Each year, investors may choose to divide their funds across traditional and Roth IRA accounts, as long as their income is below the Roth limits. But the maximum allowable contribution limits remains the same.
What are the benefits of a Roth IRA?
A major benefit of a Roth individual retirement account (Roth IRA) is that, unlike traditional IRAs, withdrawals are tax free when you reach age 59½. You can also withdraw any contributions, but not earnings, at any time regardless of your age.
In addition, IRAs (traditional and Roth) typically offer a much wider variety of investment options than most 401(k) plans. Also, with a Roth IRA, you don’t have to take required minimum distributions (RMDs) when you reach age 72.
Should I convert my 401(k) to a Roth IRA?
Converting a 401(k) to a Roth IRA may make sense if you believe that you’ll be in a higher tax bracket in the future, as withdrawals are tax free. But you’ll owe taxes in the year when the conversion takes place. You’ll need to crunch the numbers to make a prudent decision.

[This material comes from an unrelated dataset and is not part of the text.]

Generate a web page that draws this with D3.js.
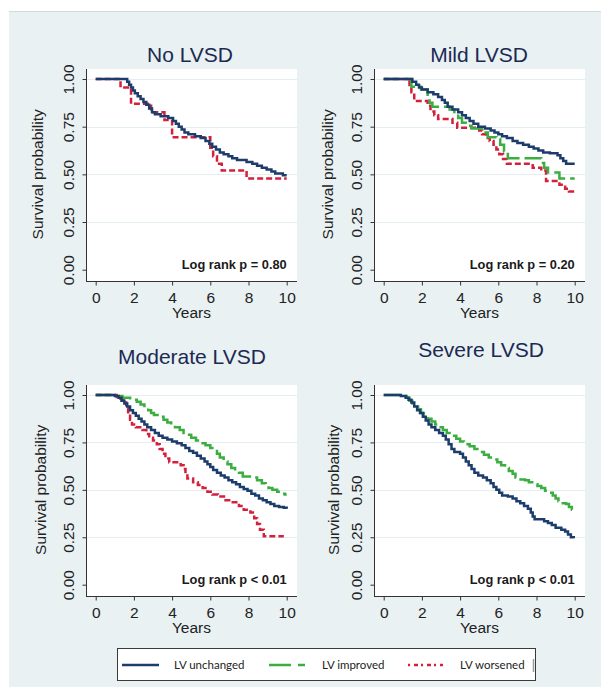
<!DOCTYPE html>
<meta charset="utf-8">
<style>
  body { margin: 0; background: #fff; }
  svg { display: block; font-family: "Liberation Sans", Arial, sans-serif; }
  .grid line { stroke: #e4eef1; stroke-width: 1; }
  .axis path { display: none; }
  .axis line { stroke: #333; }
  .axis text { fill: #222; font-size: 15.5px; }
  .title { fill: #1c2a52; font-size: 21px; }
  .axlabel { fill: #222; font-size: 15.5px; }
  .logrank { fill: #1a1a1a; font-size: 12.8px; font-weight: bold; }
  .legend text { font-family: Lato, "Open Sans", sans-serif; font-size: 11.5px; fill: #222; }
</style>
<body>
<svg id="chart" width="601" height="687"></svg>
<script src="https://d3js.org/d3.v7.min.js"></script>
<script>
// ---- data (time in years, survival probability) ----
var yearTicks = [0, 2, 4, 6, 8, 10];
var survTicks = [0, 0.25, 0.5, 0.75, 1];
var gridTicks = [0.25, 0.5, 0.75, 1];
var panelTitles = ["No LVSD", "Mild LVSD", "Moderate LVSD", "Severe LVSD"];
var logRankLabels = ["Log rank p = 0.80", "Log rank p = 0.20", "Log rank p < 0.01", "Log rank p < 0.01"];
var groupNames = ["LV unchanged", "LV improved", "LV worsened"];

var noUnchanged = [[0,1],[1.65,0.985],[1.75,0.97],[1.85,0.955],[1.95,0.94],[2.05,0.925],[2.2,0.91],[2.35,0.895],[2.5,0.88],[2.65,0.865],[2.8,0.845],[2.95,0.825],[3.1,0.815],[3.4,0.805],[3.8,0.795],[4.05,0.78],[4.2,0.765],[4.35,0.75],[4.5,0.735],[4.65,0.72],[4.85,0.71],[5.2,0.70],[5.5,0.69],[5.75,0.675],[5.95,0.66],[6.1,0.645],[6.3,0.63],[6.5,0.615],[6.7,0.605],[6.95,0.595],[7.15,0.585],[7.4,0.575],[7.9,0.565],[8.2,0.555],[8.45,0.545],[8.7,0.535],[8.95,0.525],[9.2,0.515],[9.4,0.505],[9.8,0.495],[10,0.495]];
var noWorsened = [[0,1],[1.3,0.955],[1.85,0.87],[2.9,0.825],[3.6,0.785],[4.0,0.695],[6.0,0.64],[6.15,0.595],[6.35,0.555],[6.6,0.52],[7.9,0.478],[10,0.478]];

var mildUnchanged = [[0,1],[1.5,0.985],[1.7,0.97],[1.85,0.955],[2.0,0.945],[2.3,0.93],[2.6,0.92],[2.85,0.905],[3.05,0.89],[3.2,0.875],[3.35,0.855],[3.6,0.84],[3.9,0.825],[4.1,0.81],[4.3,0.795],[4.5,0.78],[4.7,0.765],[4.95,0.75],[5.3,0.74],[5.6,0.73],[5.8,0.72],[6.0,0.71],[6.2,0.70],[6.45,0.69],[6.75,0.675],[7.0,0.665],[7.3,0.655],[7.6,0.645],[7.85,0.635],[8.1,0.625],[8.35,0.615],[8.7,0.61],[9.1,0.60],[9.25,0.585],[9.4,0.57],[9.55,0.555],[10,0.555]];
var mildImproved = [[0,1],[1.45,0.96],[1.95,0.945],[2.3,0.91],[2.4,0.875],[2.55,0.855],[3.45,0.84],[3.7,0.815],[3.9,0.795],[4.1,0.77],[4.3,0.755],[4.6,0.74],[5.25,0.72],[5.45,0.695],[5.9,0.685],[6.1,0.655],[6.3,0.62],[6.5,0.585],[8.25,0.56],[8.4,0.535],[8.6,0.51],[9.2,0.478],[10,0.478]];
var mildWorsened = [[0,1],[1.35,0.96],[1.45,0.93],[1.6,0.885],[2.3,0.86],[2.45,0.83],[2.65,0.81],[2.85,0.79],[3.6,0.77],[3.85,0.745],[5.0,0.73],[5.15,0.71],[5.35,0.69],[5.55,0.675],[5.75,0.655],[5.9,0.63],[6.05,0.605],[6.25,0.58],[6.45,0.555],[7.8,0.535],[8.25,0.52],[8.5,0.465],[9.2,0.445],[9.5,0.425],[9.7,0.41],[10,0.405]];

var modUnchanged = [[0,1],[1.0,0.995],[1.2,0.985],[1.35,0.97],[1.5,0.955],[1.65,0.94],[1.8,0.92],[1.95,0.905],[2.1,0.89],[2.25,0.875],[2.4,0.86],[2.55,0.845],[2.7,0.83],[2.9,0.815],[3.1,0.8],[3.3,0.785],[3.5,0.775],[3.75,0.765],[4.0,0.755],[4.25,0.745],[4.5,0.735],[4.7,0.72],[4.9,0.705],[5.1,0.695],[5.3,0.68],[5.5,0.665],[5.7,0.65],[5.85,0.635],[6.0,0.62],[6.15,0.605],[6.35,0.59],[6.55,0.575],[6.75,0.565],[6.95,0.55],[7.15,0.54],[7.35,0.53],[7.55,0.515],[7.75,0.505],[7.95,0.495],[8.15,0.48],[8.35,0.47],[8.55,0.455],[8.75,0.445],[8.95,0.435],[9.15,0.425],[9.35,0.415],[9.6,0.41],[9.85,0.405],[10,0.40]];
var modImproved = [[0,1],[1.1,0.995],[1.4,0.985],[1.8,0.975],[2.15,0.965],[2.35,0.95],[2.55,0.935],[2.75,0.92],[2.9,0.905],[3.05,0.895],[3.4,0.885],[3.55,0.87],[3.75,0.855],[3.95,0.84],[4.15,0.83],[4.4,0.815],[4.6,0.8],[4.8,0.79],[5.0,0.775],[5.25,0.76],[5.5,0.745],[5.75,0.735],[6.0,0.72],[6.2,0.705],[6.35,0.69],[6.5,0.67],[6.7,0.65],[6.9,0.635],[7.1,0.615],[7.3,0.6],[7.5,0.59],[7.7,0.57],[8.2,0.565],[8.45,0.55],[8.7,0.535],[8.9,0.525],[9.05,0.51],[9.25,0.5],[9.5,0.49],[9.75,0.48],[9.9,0.475],[10,0.475]];
var modWorsened = [[0,1],[1.1,0.99],[1.3,0.98],[1.45,0.96],[1.6,0.93],[1.7,0.9],[1.8,0.87],[1.9,0.845],[2.1,0.83],[2.45,0.815],[2.65,0.795],[2.8,0.775],[3.0,0.76],[3.2,0.74],[3.35,0.715],[3.5,0.69],[3.65,0.665],[3.85,0.645],[4.45,0.63],[4.6,0.61],[4.7,0.585],[4.8,0.56],[5.1,0.54],[5.35,0.525],[5.6,0.51],[5.85,0.49],[6.1,0.475],[6.4,0.465],[6.8,0.445],[7.1,0.435],[7.5,0.415],[7.75,0.395],[8.1,0.38],[8.3,0.35],[8.45,0.32],[8.6,0.29],[8.8,0.255],[9.85,0.255]];

var sevUnchanged = [[0,1],[0.9,0.995],[1.15,0.985],[1.3,0.975],[1.45,0.96],[1.6,0.94],[1.75,0.92],[1.9,0.905],[2.05,0.885],[2.2,0.865],[2.35,0.845],[2.5,0.83],[2.7,0.815],[2.9,0.8],[3.1,0.785],[3.25,0.765],[3.4,0.74],[3.55,0.715],[3.7,0.7],[4.0,0.69],[4.15,0.67],[4.3,0.65],[4.45,0.63],[4.6,0.61],[4.75,0.59],[4.95,0.575],[5.2,0.565],[5.4,0.55],[5.6,0.535],[5.75,0.515],[5.9,0.5],[6.05,0.485],[6.2,0.47],[6.5,0.465],[6.75,0.455],[6.95,0.44],[7.15,0.43],[7.35,0.415],[7.55,0.4],[7.7,0.38],[7.8,0.36],[7.9,0.345],[8.4,0.335],[8.6,0.325],[8.8,0.315],[9.0,0.3],[9.3,0.29],[9.5,0.28],[9.65,0.265],[9.8,0.25],[9.95,0.245]];
var sevImproved = [[0,1],[1.0,0.995],[1.2,0.985],[1.35,0.97],[1.5,0.955],[1.65,0.94],[1.8,0.925],[1.95,0.905],[2.1,0.89],[2.3,0.875],[2.5,0.86],[2.7,0.845],[2.9,0.83],[3.1,0.815],[3.3,0.8],[3.55,0.785],[3.8,0.77],[4.0,0.755],[4.2,0.74],[4.5,0.73],[4.75,0.715],[5.0,0.7],[5.25,0.685],[5.5,0.67],[5.75,0.66],[5.95,0.645],[6.15,0.63],[6.35,0.615],[6.55,0.6],[6.75,0.585],[6.9,0.565],[7.05,0.555],[7.4,0.55],[7.6,0.54],[7.85,0.53],[8.05,0.52],[8.25,0.51],[8.45,0.495],[8.65,0.485],[8.85,0.47],[9.0,0.455],[9.15,0.44],[9.3,0.43],[9.55,0.425],[9.7,0.41],[9.85,0.395],[10,0.388]];

// ---- styles ----
var lineStyle = {
  "LV unchanged": { color: "#1c3d6c", dash: null },
  "LV improved": { color: "#3aae3f", dash: "17,5" },
  "LV worsened": { color: "#d3203c", dash: "6,3" }
};

// panel layout: plot region box + text positions
var panels = [
  { title: panelTitles[0], p: logRankLabels[0], x0: 86, x1: 297, y0: 69, y1: 281, titleX: 190, titleY: 62, ylabX: 43,
    curves: [["LV unchanged", noUnchanged], ["LV worsened", noWorsened]] },
  { title: panelTitles[1], p: logRankLabels[1], x0: 374, x1: 585, y0: 69, y1: 281, titleX: 479, titleY: 62, ylabX: 333,
    curves: [["LV unchanged", mildUnchanged], ["LV improved", mildImproved], ["LV worsened", mildWorsened]] },
  { title: panelTitles[2], p: logRankLabels[2], x0: 86, x1: 297, y0: 385, y1: 596, titleX: 192, titleY: 364, ylabX: 46,
    curves: [["LV unchanged", modUnchanged], ["LV improved", modImproved], ["LV worsened", modWorsened]] },
  { title: panelTitles[3], p: logRankLabels[3], x0: 374, x1: 585, y0: 385, y1: 596, titleX: 481, titleY: 357, ylabX: 339,
    curves: [["LV unchanged", sevUnchanged], ["LV improved", sevImproved]] }
];

var svg = d3.select("#chart");

// graph region background
svg.append("rect").attr("x", 9).attr("y", 11).attr("width", 592).attr("height", 676).attr("fill", "#e9f1f3");
svg.append("line").attr("x1", 9).attr("x2", 601).attr("y1", 11.5).attr("y2", 11.5).attr("stroke", "#d6d9da");

panels.forEach(function (pn) {
  var x = d3.scaleLinear().domain([0, 10]).range([pn.x0 + 9.7, pn.x1 - 10.3]);
  var y = d3.scaleLinear().domain([0, 1]).range([pn.y1 - 11.3, pn.y0 + 10]);
  var g = svg.append("g");

  g.append("rect").attr("x", pn.x0).attr("y", pn.y0)
    .attr("width", pn.x1 - pn.x0).attr("height", pn.y1 - pn.y0).attr("fill", "#fff");

  g.append("g").attr("class", "grid")
    .selectAll("line").data(gridTicks).enter().append("line")
    .attr("x1", pn.x0).attr("x2", pn.x1)
    .attr("y1", function (d) { return Math.round(y(d)) + 0.5; })
    .attr("y2", function (d) { return Math.round(y(d)) + 0.5; });

  var line = d3.line().curve(d3.curveStepAfter)
    .x(function (d) { return x(d[0]); })
    .y(function (d) { return y(d[1]); });

  pn.curves.slice().reverse().forEach(function (c) {
    var st = lineStyle[c[0]];
    g.append("path").datum(c[1])
      .attr("d", line)
      .attr("fill", "none")
      .attr("stroke", st.color)
      .attr("stroke-width", 2.5)
      .attr("stroke-dasharray", st.dash);
  });

  // axes
  var yAx = g.append("g").attr("class", "axis")
    .attr("transform", "translate(" + (pn.x0 + 0.5) + ",0)")
    .call(d3.axisLeft(y).tickValues(survTicks).tickFormat(d3.format(".2f")).tickSize(4).tickSizeOuter(0));
  yAx.selectAll("text")
    .attr("x", null).attr("dy", null).attr("text-anchor", "middle")
    .attr("transform", "translate(-13,0) rotate(-90)");

  var xAx = g.append("g").attr("class", "axis")
    .attr("transform", "translate(0," + (pn.y1 + 0.5) + ")")
    .call(d3.axisBottom(x).tickValues(yearTicks).tickSize(4).tickSizeOuter(0));
  xAx.selectAll("text").attr("y", 21).attr("dy", null);

  g.append("line").attr("x1", pn.x0 + 0.5).attr("x2", pn.x0 + 0.5)
    .attr("y1", pn.y0).attr("y2", pn.y1 + 0.5).attr("stroke", "#333");
  g.append("line").attr("x1", pn.x0).attr("x2", pn.x1)
    .attr("y1", pn.y1 + 0.5).attr("y2", pn.y1 + 0.5).attr("stroke", "#333");

  g.append("text").attr("class", "title")
    .attr("x", pn.titleX).attr("y", pn.titleY)
    .attr("text-anchor", "middle").text(pn.title);

  g.append("text").attr("class", "axlabel")
    .attr("text-anchor", "middle")
    .attr("transform", "translate(" + pn.ylabX + "," + ((y(0) + y(1)) / 2) + ") rotate(-90)")
    .text("Survival probability");

  g.append("text").attr("class", "axlabel")
    .attr("x", (pn.x0 + pn.x1) / 2).attr("y", pn.y1 + 37)
    .attr("text-anchor", "middle").text("Years");

  g.append("text").attr("class", "logrank")
    .attr("x", x(10)).attr("y", y(0) - 1)
    .attr("text-anchor", "end").text(pn.p);
});

// legend
var lg = svg.append("g").attr("class", "legend");
lg.append("rect").attr("x", 117.5).attr("y", 648.5).attr("width", 418).attr("height", 32)
  .attr("fill", "#fff").attr("stroke", "#3a3a3a");
lg.append("line").attr("x1", 533.5).attr("x2", 533.5).attr("y1", 659).attr("y2", 672)
  .attr("stroke", "#9a9a9a").attr("stroke-width", 1.5);

var legendSwatch = { "LV unchanged": [122, 159, null], "LV improved": [269, 305, "22,7"], "LV worsened": [408, 443, "2,4,4,3"] };
var legendText = { "LV unchanged": 174, "LV improved": 322, "LV worsened": 460 };

groupNames.forEach(function (name) {
  var s = legendSwatch[name];
  lg.append("line").attr("x1", s[0]).attr("x2", s[1]).attr("y1", 665).attr("y2", 665)
    .attr("stroke", lineStyle[name].color).attr("stroke-width", 2.5)
    .attr("stroke-dasharray", s[2]);
  lg.append("text").attr("x", legendText[name]).attr("y", 669).text(name);
});
</script>
</body>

How are Roth conversions taxed?
The amount rolled over is subject to income tax. It will be taxed at your ordinary income rate for the year when the conversion takes place. If you can, pick a year when your income is lower than usual.
The Bottom Line
Although they are perfectly legal, complicated tax rules apply to retirement account conversions, and the timing can be tricky. The ideal candidate for rolling an employer-sponsored retirement fund into a Roth IRA is a person who does not expect to take a distribution from the account for at least five years.
Those ages 59½ and older are exempt from the 10% early withdrawal penalty, as are those who transfer the 401(k) funds into an existing Roth IRA that was opened five or more years ago. This exemption allows the rolled-over 401(k) funds to be withdrawn without penalty.